**Written instruction**: Restate all the material verbatim, except for the pictures.

**Dataset excerpt**:
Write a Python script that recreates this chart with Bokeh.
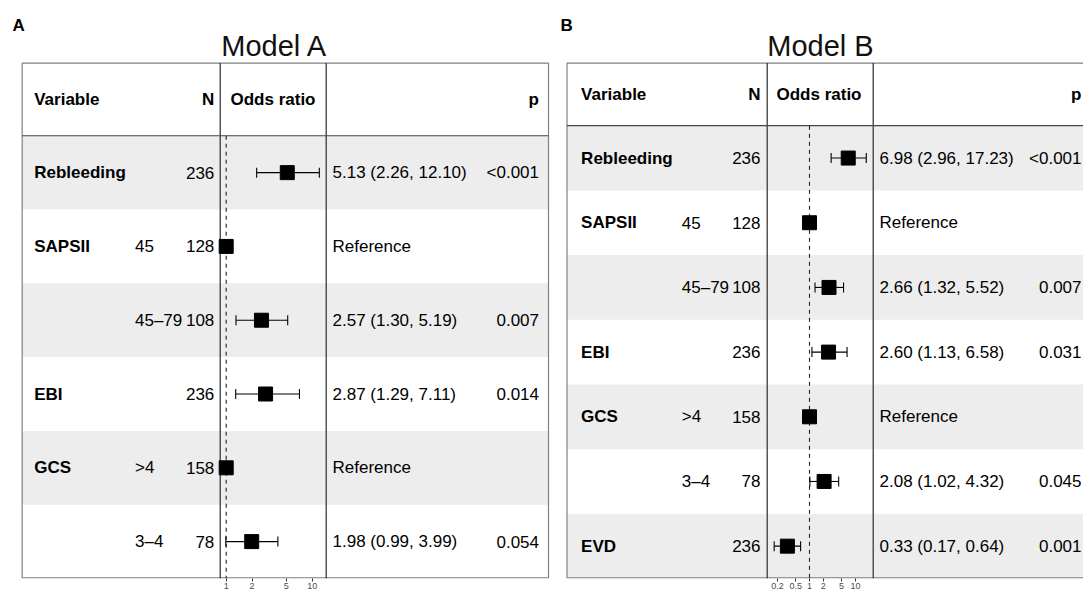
import math
from bokeh.plotting import figure
from bokeh.models import (Range1d, LogScale, LogAxis, FixedTicker, ColumnDataSource,
                          Whisker, TeeHead)
from bokeh.layouts import row
from bokeh.embed import file_html
from bokeh.resources import INLINE
from bokeh.core.properties import value

NAN = float("nan")

# ---------------- data: Model A ----------------
A_VARIABLE = ["Rebleeding", "SAPSII", "", "EBI", "GCS", ""]
A_LEVEL = ["", "45", "45\u201379", "", ">4", "3\u20134"]
A_N = [236, 128, 108, 236, 158, 78]
A_OR = [5.13, 1.0, 2.57, 2.87, 1.0, 1.98]
A_LO = [2.26, NAN, 1.30, 1.29, NAN, 0.99]
A_HI = [12.10, NAN, 5.19, 7.11, NAN, 3.99]
A_P = ["<0.001", "", "0.007", "0.014", "", "0.054"]
A_TICKS = [1, 2, 5, 10]
A_TICK_LABELS = ["1", "2", "5", "10"]

# ---------------- data: Model B ----------------
B_VARIABLE = ["Rebleeding", "SAPSII", "", "EBI", "GCS", "", "EVD"]
B_LEVEL = ["", "45", "45\u201379", "", ">4", "3\u20134", ""]
B_N = [236, 128, 108, 236, 158, 78, 236]
B_OR = [6.98, 1.0, 2.66, 2.60, 1.0, 2.08, 0.33]
B_LO = [2.96, NAN, 1.32, 1.13, NAN, 1.02, 0.17]
B_HI = [17.23, NAN, 5.52, 6.58, NAN, 4.32, 0.64]
B_P = ["<0.001", "", "0.007", "0.031", "", "0.045", "0.001"]
B_TICKS = [0.2, 0.5, 1, 2, 5, 10]
B_TICK_LABELS = ["0.2", "0.5", "1", "2", "5", "10"]

HEADERS = ["Variable", "N", "Odds ratio", "p"]

FONT = "Liberation Sans"
FS = "17px"
FIG_H = 591
FRAME_H = 577

LAYOUT_A = dict(width=557, left=21.7, right=548, top=62.5, header_bottom=135,
                col1=219.7, col2=325.7, or1_x=225.7, decade=86.0,
                var_x=33.7, level_x=134.5, n_x=213.8, est_x=332, p_x=538.5,
                header_y=99, odds_x=230, title_x=274, title_y=45, tag_x=12, tag_y=24.5)
LAYOUT_B = dict(width=526, left=9.5, right=560, top=62.5, header_bottom=125,
                col1=209.7, col2=315.7, or1_x=252, decade=45.9,
                var_x=23.6, level_x=124.3, n_x=203, est_x=322, p_x=524,
                header_y=94, odds_x=219, title_x=263, title_y=45, tag_x=3, tag_y=24.5)


def est_label(o, lo, hi):
    if math.isnan(lo):
        return "Reference"
    return f"{o:.2f} ({lo:.2f}, {hi:.2f})"


def make_panel(tag, title, variable, level, n, ors, lo, hi, pval, ticks, tick_labels, L):
    width = L["width"]
    nrows = len(variable)
    row_h = (FRAME_H - L["header_bottom"]) / nrows
    p = figure(width=width, height=FIG_H, x_axis_type=None, y_axis_type=None,
               x_range=Range1d(0, width), y_range=Range1d(FRAME_H, 0),
               output_backend="svg", toolbar_location=None, min_border=0)
    p.outline_line_color = None
    p.background_fill_color = "white"
    p.border_fill_color = "white"
    p.extra_x_ranges = {"or": Range1d(10 ** (-L["or1_x"] / L["decade"]),
                                      10 ** ((width - L["or1_x"]) / L["decade"]))}
    p.extra_x_scales = {"or": LogScale()}
    p.extra_y_ranges = {"rows": Range1d(nrows, -L["header_bottom"] / row_h)}

    # row shading
    shaded = [i for i in range(nrows) if i % 2 == 0]
    p.quad(left=L["left"], right=L["right"], top=shaded, bottom=[i + 1 for i in shaded],
           fill_color="#EDEDED", line_color=None, y_range_name="rows")

    # frame and grid lines
    p.quad(left=L["left"], right=L["right"], top=L["top"], bottom=FRAME_H - 0.6,
           fill_color=None, line_color="#808080", line_width=1.2)
    p.segment(x0=[L["col1"], L["col2"]], y0=L["top"], x1=[L["col1"], L["col2"]], y1=FRAME_H,
              line_color="#2b2b2b", line_width=1.2)
    p.segment(x0=L["left"], y0=L["header_bottom"], x1=L["right"], y1=L["header_bottom"],
              line_color="#444444", line_width=1.2)

    # reference line at OR = 1
    p.segment(x0=1, x1=1, y0=0, y1=nrows, x_range_name="or", y_range_name="rows",
              line_color="#222222", line_width=1.1, line_dash="4 4")

    # tag and title
    p.text(x=L["tag_x"], y=L["tag_y"], text=[tag], text_font=value(FONT), text_font_size="17px",
           text_font_style="bold", text_baseline="middle", text_align="left", text_color="black")
    p.text(x=L["title_x"], y=L["title_y"], text=[title], text_font=value(FONT),
           text_font_size="29px", text_baseline="middle", text_align="center", text_color="#111111")

    # headers
    hx = [L["var_x"], L["n_x"], L["odds_x"], L["p_x"]]
    ha = ["left", "right", "left", "right"]
    for x, t, a in zip(hx, HEADERS, ha):
        p.text(x=x, y=L["header_y"], text=[t], text_font=value(FONT), text_font_size=FS,
               text_font_style="bold", text_baseline="middle", text_align=a, text_color="black")

    ys = [i + 0.5 for i in range(nrows)]
    src = ColumnDataSource(dict(
        y=ys, var=variable, level=level, n=[str(v) for v in n],
        est=[est_label(o, a, b) for o, a, b in zip(ors, lo, hi)], p=pval, orv=ors))

    common = dict(source=src, text_font=value(FONT), text_font_size=FS, text_baseline="middle",
                  text_color="black", y_range_name="rows")
    p.text(x=L["var_x"], y="y", text="var", text_align="left", text_font_style="bold", **common)
    p.text(x=L["level_x"], y="y", text="level", text_align="left", **common)
    p.text(x=L["n_x"], y="y", text="n", text_align="right", **common)
    p.text(x=L["est_x"], y="y", text="est", text_align="left", **common)
    p.text(x=L["p_x"], y="y", text="p", text_align="right", **common)

    # confidence intervals
    ci = [i for i in range(nrows) if not math.isnan(lo[i])]
    ci_src = ColumnDataSource(dict(y=[ys[i] for i in ci], lo=[lo[i] for i in ci],
                                   hi=[hi[i] for i in ci]))
    w = Whisker(source=ci_src, base="y", lower="lo", upper="hi", dimension="width",
                x_range_name="or", y_range_name="rows", line_color="black", line_width=1.1,
                upper_head=TeeHead(size=10, line_color="black", line_width=1.1),
                lower_head=TeeHead(size=10, line_color="black", line_width=1.1),
                level="annotation")
    p.add_layout(w)

    p.scatter(x="orv", y="y", source=src, marker="square", size=14, fill_color="black",
              line_color="black", x_range_name="or", y_range_name="rows", level="overlay")

    ax = LogAxis(x_range_name="or", ticker=FixedTicker(ticks=ticks, minor_ticks=[]))
    ax.axis_line_color = None
    ax.major_tick_line_color = "#333333"
    ax.major_tick_out = 3
    ax.major_tick_in = 0
    ax.minor_tick_line_color = None
    ax.major_label_standoff = 1
    ax.major_label_text_font = FONT
    ax.major_label_text_font_size = "9px"
    ax.major_label_text_color = "#4D4D4D"
    ax.major_label_overrides = {t: s for t, s in zip(ticks, tick_labels)}
    p.add_layout(ax, "below")
    return p


pA = make_panel("A", "Model A", A_VARIABLE, A_LEVEL, A_N, A_OR, A_LO, A_HI, A_P,
                A_TICKS, A_TICK_LABELS, LAYOUT_A)
pB = make_panel("B", "Model B", B_VARIABLE, B_LEVEL, B_N, B_OR, B_LO, B_HI, B_P,
                B_TICKS, B_TICK_LABELS, LAYOUT_B)

layout = row(pA, pB, spacing=0)
open("out.html", "w").write(file_html(layout, INLINE))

**Answer to the exercise**:
Write a Python script that recreates this chart with Bokeh.
import math
from bokeh.plotting import figure
from bokeh.models import (Range1d, LogScale, LogAxis, FixedTicker, ColumnDataSource,
                          Whisker, TeeHead)
from bokeh.layouts import row
from bokeh.embed import file_html
from bokeh.resources import INLINE
from bokeh.core.properties import value

NAN = float("nan")

# ---------------- data: Model A ----------------
A_VARIABLE = ["Rebleeding", "SAPSII", "", "EBI", "GCS", ""]
A_LEVEL = ["", "45", "45\u201379", "", ">4", "3\u20134"]
A_N = [236, 128, 108, 236, 158, 78]
A_OR = [5.13, 1.0, 2.57, 2.87, 1.0, 1.98]
A_LO = [2.26, NAN, 1.30, 1.29, NAN, 0.99]
A_HI = [12.10, NAN, 5.19, 7.11, NAN, 3.99]
A_P = ["<0.001", "", "0.007", "0.014", "", "0.054"]
A_TICKS = [1, 2, 5, 10]
A_TICK_LABELS = ["1", "2", "5", "10"]

# ---------------- data: Model B ----------------
B_VARIABLE = ["Rebleeding", "SAPSII", "", "EBI", "GCS", "", "EVD"]
B_LEVEL = ["", "45", "45\u201379", "", ">4", "3\u20134", ""]
B_N = [236, 128, 108, 236, 158, 78, 236]
B_OR = [6.98, 1.0, 2.66, 2.60, 1.0, 2.08, 0.33]
B_LO = [2.96, NAN, 1.32, 1.13, NAN, 1.02, 0.17]
B_HI = [17.23, NAN, 5.52, 6.58, NAN, 4.32, 0.64]
B_P = ["<0.001", "", "0.007", "0.031", "", "0.045", "0.001"]
B_TICKS = [0.2, 0.5, 1, 2, 5, 10]
B_TICK_LABELS = ["0.2", "0.5", "1", "2", "5", "10"]

HEADERS = ["Variable", "N", "Odds ratio", "p"]

FONT = "Liberation Sans"
FS = "17px"
FIG_H = 591
FRAME_H = 577

LAYOUT_A = dict(width=557, left=21.7, right=548, top=62.5, header_bottom=135,
                col1=219.7, col2=325.7, or1_x=225.7, decade=86.0,
                var_x=33.7, level_x=134.5, n_x=213.8, est_x=332, p_x=538.5,
                header_y=99, odds_x=230, title_x=274, title_y=45, tag_x=12, tag_y=24.5)
LAYOUT_B = dict(width=526, left=9.5, right=560, top=62.5, header_bottom=125,
                col1=209.7, col2=315.7, or1_x=252, decade=45.9,
                var_x=23.6, level_x=124.3, n_x=203, est_x=322, p_x=524,
                header_y=94, odds_x=219, title_x=263, title_y=45, tag_x=3, tag_y=24.5)


def est_label(o, lo, hi):
    if math.isnan(lo):
        return "Reference"
    return f"{o:.2f} ({lo:.2f}, {hi:.2f})"


def make_panel(tag, title, variable, level, n, ors, lo, hi, pval, ticks, tick_labels, L):
    width = L["width"]
    nrows = len(variable)
    row_h = (FRAME_H - L["header_bottom"]) / nrows
    p = figure(width=width, height=FIG_H, x_axis_type=None, y_axis_type=None,
               x_range=Range1d(0, width), y_range=Range1d(FRAME_H, 0),
               output_backend="svg", toolbar_location=None, min_border=0)
    p.outline_line_color = None
    p.background_fill_color = "white"
    p.border_fill_color = "white"
    p.extra_x_ranges = {"or": Range1d(10 ** (-L["or1_x"] / L["decade"]),
                                      10 ** ((width - L["or1_x"]) / L["decade"]))}
    p.extra_x_scales = {"or": LogScale()}
    p.extra_y_ranges = {"rows": Range1d(nrows, -L["header_bottom"] / row_h)}

    # row shading
    shaded = [i for i in range(nrows) if i % 2 == 0]
    p.quad(left=L["left"], right=L["right"], top=shaded, bottom=[i + 1 for i in shaded],
           fill_color="#EDEDED", line_color=None, y_range_name="rows")

    # frame and grid lines
    p.quad(left=L["left"], right=L["right"], top=L["top"], bottom=FRAME_H - 0.6,
           fill_color=None, line_color="#808080", line_width=1.2)
    p.segment(x0=[L["col1"], L["col2"]], y0=L["top"], x1=[L["col1"], L["col2"]], y1=FRAME_H,
              line_color="#2b2b2b", line_width=1.2)
    p.segment(x0=L["left"], y0=L["header_bottom"], x1=L["right"], y1=L["header_bottom"],
              line_color="#444444", line_width=1.2)

    # reference line at OR = 1
    p.segment(x0=1, x1=1, y0=0, y1=nrows, x_range_name="or", y_range_name="rows",
              line_color="#222222", line_width=1.1, line_dash="4 4")

    # tag and title
    p.text(x=L["tag_x"], y=L["tag_y"], text=[tag], text_font=value(FONT), text_font_size="17px",
           text_font_style="bold", text_baseline="middle", text_align="left", text_color="black")
    p.text(x=L["title_x"], y=L["title_y"], text=[title], text_font=value(FONT),
           text_font_size="29px", text_baseline="middle", text_align="center", text_color="#111111")

    # headers
    hx = [L["var_x"], L["n_x"], L["odds_x"], L["p_x"]]
    ha = ["left", "right", "left", "right"]
    for x, t, a in zip(hx, HEADERS, ha):
        p.text(x=x, y=L["header_y"], text=[t], text_font=value(FONT), text_font_size=FS,
               text_font_style="bold", text_baseline="middle", text_align=a, text_color="black")

    ys = [i + 0.5 for i in range(nrows)]
    src = ColumnDataSource(dict(
        y=ys, var=variable, level=level, n=[str(v) for v in n],
        est=[est_label(o, a, b) for o, a, b in zip(ors, lo, hi)], p=pval, orv=ors))

    common = dict(source=src, text_font=value(FONT), text_font_size=FS, text_baseline="middle",
                  text_color="black", y_range_name="rows")
    p.text(x=L["var_x"], y="y", text="var", text_align="left", text_font_style="bold", **common)
    p.text(x=L["level_x"], y="y", text="level", text_align="left", **common)
    p.text(x=L["n_x"], y="y", text="n", text_align="right", **common)
    p.text(x=L["est_x"], y="y", text="est", text_align="left", **common)
    p.text(x=L["p_x"], y="y", text="p", text_align="right", **common)

    # confidence intervals
    ci = [i for i in range(nrows) if not math.isnan(lo[i])]
    ci_src = ColumnDataSource(dict(y=[ys[i] for i in ci], lo=[lo[i] for i in ci],
                                   hi=[hi[i] for i in ci]))
    w = Whisker(source=ci_src, base="y", lower="lo", upper="hi", dimension="width",
                x_range_name="or", y_range_name="rows", line_color="black", line_width=1.1,
                upper_head=TeeHead(size=10, line_color="black", line_width=1.1),
                lower_head=TeeHead(size=10, line_color="black", line_width=1.1),
                level="annotation")
    p.add_layout(w)

    p.scatter(x="orv", y="y", source=src, marker="square", size=14, fill_color="black",
              line_color="black", x_range_name="or", y_range_name="rows", level="overlay")

    ax = LogAxis(x_range_name="or", ticker=FixedTicker(ticks=ticks, minor_ticks=[]))
    ax.axis_line_color = None
    ax.major_tick_line_color = "#333333"
    ax.major_tick_out = 3
    ax.major_tick_in = 0
    ax.minor_tick_line_color = None
    ax.major_label_standoff = 1
    ax.major_label_text_font = FONT
    ax.major_label_text_font_size = "9px"
    ax.major_label_text_color = "#4D4D4D"
    ax.major_label_overrides = {t: s for t, s in zip(ticks, tick_labels)}
    p.add_layout(ax, "below")
    return p


pA = make_panel("A", "Model A", A_VARIABLE, A_LEVEL, A_N, A_OR, A_LO, A_HI, A_P,
                A_TICKS, A_TICK_LABELS, LAYOUT_A)
pB = make_panel("B", "Model B", B_VARIABLE, B_LEVEL, B_N, B_OR, B_LO, B_HI, B_P,
                B_TICKS, B_TICK_LABELS, LAYOUT_B)

layout = row(pA, pB, spacing=0)
open("out.html", "w").write(file_html(layout, INLINE))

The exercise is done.